Como se vê, é uma disputa de grupos petistas dentro do governo, e com um "intruso" no meio, o governador do Rio, atual xodó do presidente Lula, que é do PMDB. Sérgio Cabral já tinha dado um sinal de entender os interesses petistas ao fazer o surpreendente movimento de aceitar indicar o vice-prefeito para uma chapa encabeçada pelo deputado estadual petista Alessandro Molon.

Mas seu crescente prestígio junto a Lula, do qual se utiliza para se impor dentro do PMDB como uma liderança emergente, também incomoda a cúpula do PT, que ainda não aceitou a ministra Dilma como a virtual candidata à sucessão, quanto mais um peemedebista que se oferece como vice numa chapa que não é a dos sonhos da cúpula do partido.
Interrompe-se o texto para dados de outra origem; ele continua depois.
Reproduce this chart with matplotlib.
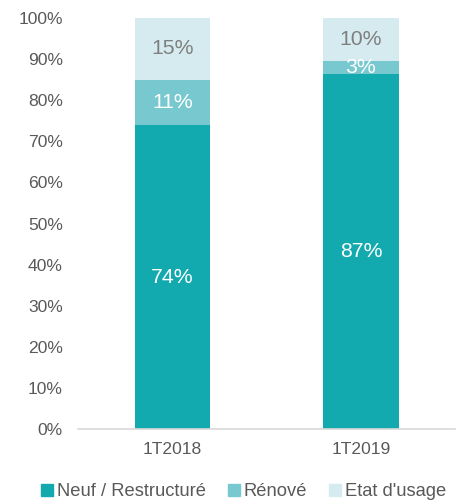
import numpy as np
import matplotlib.pyplot as plt
from matplotlib.patches import Patch

plt.rcParams['font.family'] = ['Liberation Sans', 'DejaVu Sans']

# données
categories = ['1T2018', '1T2019']
series = ['Neuf / Restructuré', 'Rénové', "Etat d'usage"]
neuf = [74, 86.3]
renove = [11, 3.2]
usage = [15, 10.5]
labels_neuf = ['74%', '87%']
labels_renove = ['11%', '3%']
labels_usage = ['15%', '10%']

colors = ['#12aaaf', '#78c8d0', '#d6ebef']
txt_colors = ['white', 'white', '#7f7f7f']
grey = '#595959'

fig = plt.figure(figsize=(4.64, 5.03), dpi=100)
ax = fig.add_axes([0.168, 0.147, 0.813, 0.817])

x = np.arange(len(categories))
bottom = np.zeros(len(categories))
for vals, labs, col, tcol in zip([neuf, renove, usage],
                                 [labels_neuf, labels_renove, labels_usage],
                                 colors, txt_colors):
    vals = np.array(vals)
    ax.bar(x, vals, 0.4, bottom=bottom, color=col)
    for xi, b, v, lab in zip(x, bottom, vals, labs):
        ax.text(xi, b + v / 2, lab, ha='center', va='center',
                color=tcol, fontsize=15.3)
    bottom += vals

ax.set_xlim(-0.5, 1.5)
ax.set_ylim(0, 100)
ax.set_yticks(np.arange(0, 101, 10))
ax.set_yticklabels([f'{v}%' for v in range(0, 101, 10)])
ax.set_xticks(x)
ax.set_xticklabels(categories)
ax.tick_params(length=0, colors=grey, labelsize=12.6)
ax.tick_params(axis='x', pad=9)
ax.tick_params(axis='y', pad=11)
for s in ['top', 'right', 'left']:
    ax.spines[s].set_visible(False)
ax.spines['bottom'].set_color('#d9d9d9')
ax.spines['bottom'].set_linewidth(1.2)

handles = [Patch(color=c) for c in colors]
fig.legend(handles, series, loc='center', bbox_to_anchor=(0.525, 0.022),
           ncol=3, frameon=False, fontsize=13.2, handlelength=0.65,
           handleheight=0.65, handletextpad=0.2, columnspacing=1.2,
           labelcolor=grey)

fig.savefig('out.png', dpi=100)
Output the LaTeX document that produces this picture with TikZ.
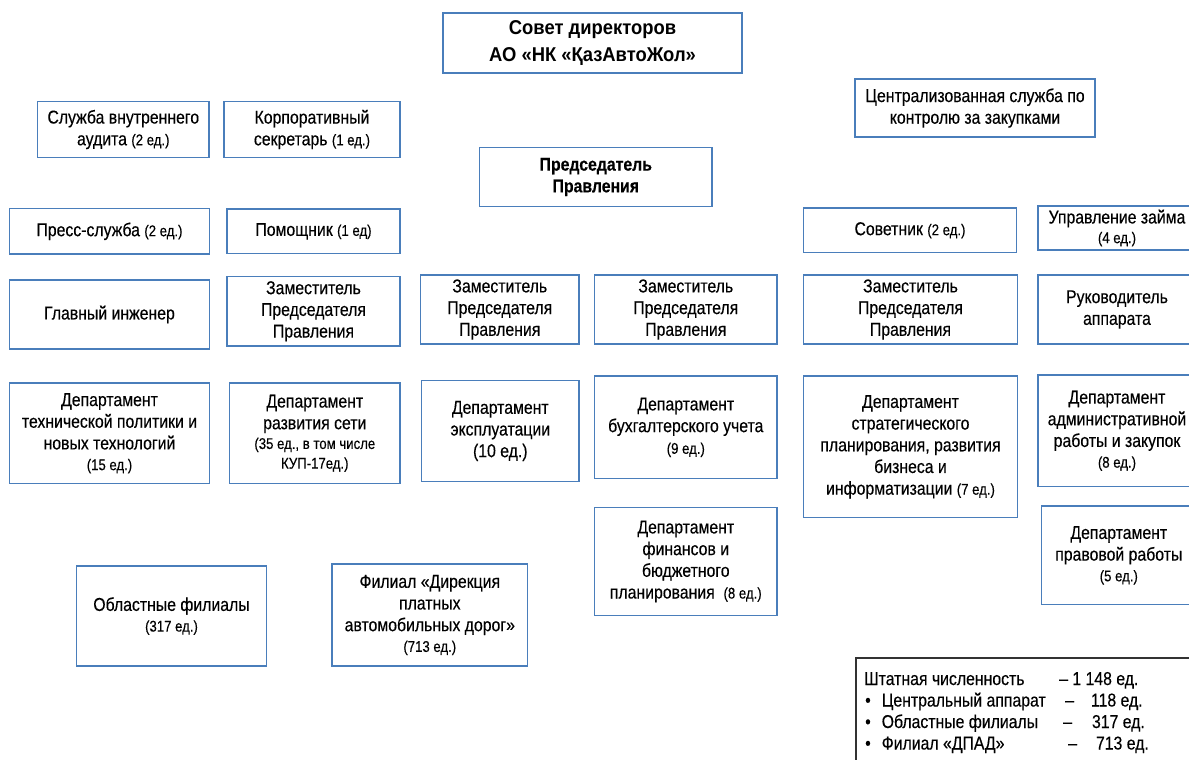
\documentclass[tikz,border=0pt]{standalone}
\usepackage{fontspec}
\setmainfont{Liberation Sans}[FakeStretch=0.85,FakeBold=0.3]
\newfontfamily\titlefont{Liberation Sans}[FakeStretch=0.92]
\definecolor{boxblue}{RGB}{74,126,187}
\definecolor{framegray}{RGB}{50,50,50}
\newcommand{\edn}[1]{{\fontsize{15.5}{18}\selectfont #1}}
\begin{document}
\begin{tikzpicture}[x=1pt,y=-1pt,
    unit/.style={draw=boxblue,line width=1.3pt,inner sep=0pt,align=center,font=\fontsize{18.6}{21.7}\selectfont},
    boss/.style={unit,font=\bfseries\fontsize{18.6}{21.7}\selectfont},
    boxsize/.style 2 args={minimum width=#1pt,minimum height=#2pt},
    legendline/.style={anchor=base west,inner sep=0pt,font=\fontsize{18.6}{21.7}\selectfont}]
        \useasboundingbox (0,0) rectangle (1189,760);

        \node[boss,font=\titlefont\bfseries\fontsize{20}{27.7}\selectfont,boxsize={299}{60}] (board) at (592.5,43) {Совет директоров\\АО «НК «ҚазАвтоЖол»};
        \node[boss,boxsize={232.5}{59}] (chair) at (595.8,177) {Председатель\\Правления};
        \node[unit,boxsize={240}{58}] (procure) at (975,108) {Централизованная служба по\\контролю за закупками};

        \node[unit,boxsize={171.5}{56}] (audit) at (123.3,129.5) {Служба внутреннего\\аудита \edn{(2 ед.)}};
        \node[unit,boxsize={176}{56}] (secretary) at (312,129.5) {Корпоративный\\секретарь \edn{(1 ед.)}};
        \node[unit,boxsize={200}{45.5}] (press) at (109.5,231.3) {Пресс-служба \edn{(2 ед.)}};
        \node[unit,boxsize={173}{44.5}] (assistant) at (313.5,231.3) {Помощник \edn{(1 ед)}};
        \node[unit,boxsize={213}{44.5}] (advisor) at (910,230.3) {Советник \edn{(2 ед.)}};
        \node[unit,boxsize={158}{44}] (loan) at (1117,228) {Управление займа\\[-2pt]\edn{(4 ед.)}};

        \node[unit,boxsize={200}{69}] (engineer) at (109.5,314.5) {Главный инженер};
        \node[unit,boxsize={173}{69.5}] (deputyA) at (313.5,311.3) {Заместитель\\Председателя\\Правления};
        \node[unit,boxsize={158.5}{69}] (deputyB) at (499.8,309.5) {Заместитель\\Председателя\\Правления};
        \node[unit,boxsize={182.5}{69}] (deputyC) at (685.8,309.5) {Заместитель\\Председателя\\Правления};
        \node[unit,boxsize={214}{69}] (deputyD) at (910.5,309.5) {Заместитель\\Председателя\\Правления};
        \node[unit,boxsize={158}{69}] (office) at (1117,309.5) {Руководитель\\аппарата};

        \node[unit,boxsize={200}{100.5}] (techdep) at (109.5,433.3) {Департамент\\технической политики и\\новых технологий\\[-1pt]\edn{(15 ед.)}};
        \node[unit,boxsize={170.5}{100.5}] (netdep) at (314.8,433.3) {Департамент\\развития сети\\[-2pt]\edn{(35 ед., в том числе}\\[-2pt]\edn{КУП-17ед.)}};
        \node[unit,boxsize={157.5}{101}] (operdep) at (500.3,431) {Департамент\\эксплуатации\\(10 ед.)};
        \node[unit,boxsize={182.5}{102.5}] (accdep) at (685.8,427.3) {Департамент\\бухгалтерского учета\\\edn{(9 ед.)}};
        \node[unit,boxsize={214}{141.5}] (stratdep) at (910.5,446.8) {Департамент\\стратегического\\планирования, развития\\бизнеса и\\информатизации \edn{(7 ед.)}};
        \node[unit,boxsize={158}{111.5}] (admdep) at (1117,430.8) {Департамент\\административной\\работы и закупок\\[-1pt]\edn{(8 ед.)}};
        \node[unit,boxsize={182.5}{108}] (findep) at (685.8,561.5) {Департамент\\финансов и\\бюджетного\\планирования~~\edn{(8 ед.)}};
        \node[unit,boxsize={154.5}{98.5}] (lawdep) at (1118.8,555.3) {Департамент\\правовой работы\\[-1pt]\edn{(5 ед.)}};

        \node[unit,boxsize={190}{100}] (regions) at (171.5,616) {Областные филиалы\\[-1pt]\edn{(317 ед.)}};
        \node[unit,boxsize={195.5}{102}] (tollroads) at (429.8,615) {Филиал «Дирекция\\платных\\автомобильных дорог»\\[-1pt]\edn{(713 ед.)}};

        \node[draw=framegray,line width=1.5pt,anchor=north west,boxsize={360}{130}] (staff) at (855,657) {};
        \node[legendline] (total) at (864,685) {Штатная численность};
        \node[legendline] (totalnum) at (1059,685) {– 1 148 ед.};
        \node[legendline] (central) at (865,706.5) {•\hspace{11pt}Центральный аппарат};
        \node[legendline] (centralnum) at (1065,706.5) {–\hspace{17pt}118 ед.};
        \node[legendline] (regional) at (865,728) {•\hspace{11pt}Областные филиалы};
        \node[legendline] (regionalnum) at (1063,728) {–\hspace{20pt}317 ед.};
        \node[legendline] (branch) at (865,749.5) {•\hspace{11pt}Филиал «ДПАД»};
        \node[legendline] (branchnum) at (1068,749.5) {–\hspace{19pt}713 ед.};
    \end{tikzpicture}
\end{document}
O apoio de Sérgio Cabral a Dilma, que se fortalece com a nomeação de Carlos Minc, companheiro de luta armada da ministra, o coloca em confronto direto com a cúpula petista, que quer ter o processo sucessório sob seu controle. O caso do dossiê, que está longe de se encerrar, pode também atrapalhar os planos da ministra.

Cabral não se incomoda de parecer submisso ao presidente da República, desde que essa submissão, que ele se esforça para caracterizar como uma relação pessoal forte, traga resultados concretos para o Estado do Rio.

A base da candidatura de Molon à prefeitura do Rio é garantir a boa relação das três esferas de governo, sob alegação de que a cidade e o Estado do Rio sempre foram discriminados pelo governo federal por desentendimentos políticos.

Já seus adversários o classificam, e aos demais candidatos da base governista, de "lulodependentes", e o prefeito Cesar Maia procura pespegar nessa relação especial com o governo federal um rótulo de subserviência que não se coaduna com a altivez do Estado do Rio.

Além de Molon, disputam o palanque do presidente Lula a candidata Jandira Feghali, do PCdoB, e o bispo Crivella, do PRB, que por enquanto parece ter a preferência, pelo menos pelos gestos públicos.

O candidato do PSOL, deputado federal Chico Alencar, anuncia que será questionado na Justiça Eleitoral, como uso indevido da máquina pública na campanha, o projeto da reforma de casas no Morro da Providência, com recursos públicos e apoio militar do Exército. "Propaga esse seu "cimento social" no melhor estilo clientelista", acusa.

Chico Alencar, que quando era do PT fazia dobradinha com Molon, agora questiona o mote da campanha de seu adversário petista: "Molon se diz o candidato da "boa relação" com Cabral e Lula. Como se outros não pudessem, pela honrosa e importante função de governar o Rio, com mandatos dados pelo voto popular, ter essa possibilidade, sem mesquinharias".

Chico Alencar garante que o pragmático Lula "não ousará colocar obstáculos em projetos de interesse público, até porque está experimentado em lidar com figuras como Jader, Maluf, Severino e que tais, e sabe que conosco será até mais agradável. E mais barato".

O fracasso da tentativa de nomear Jorge Viana para o cargo reforçou o "lulismo" dentro do governo, e o principal representante desse movimento é o governador do Rio, Sérgio Cabral, cujo projeto político se fortalece dentro da máquina governamental e, por conseguinte, na máquina peemedebista.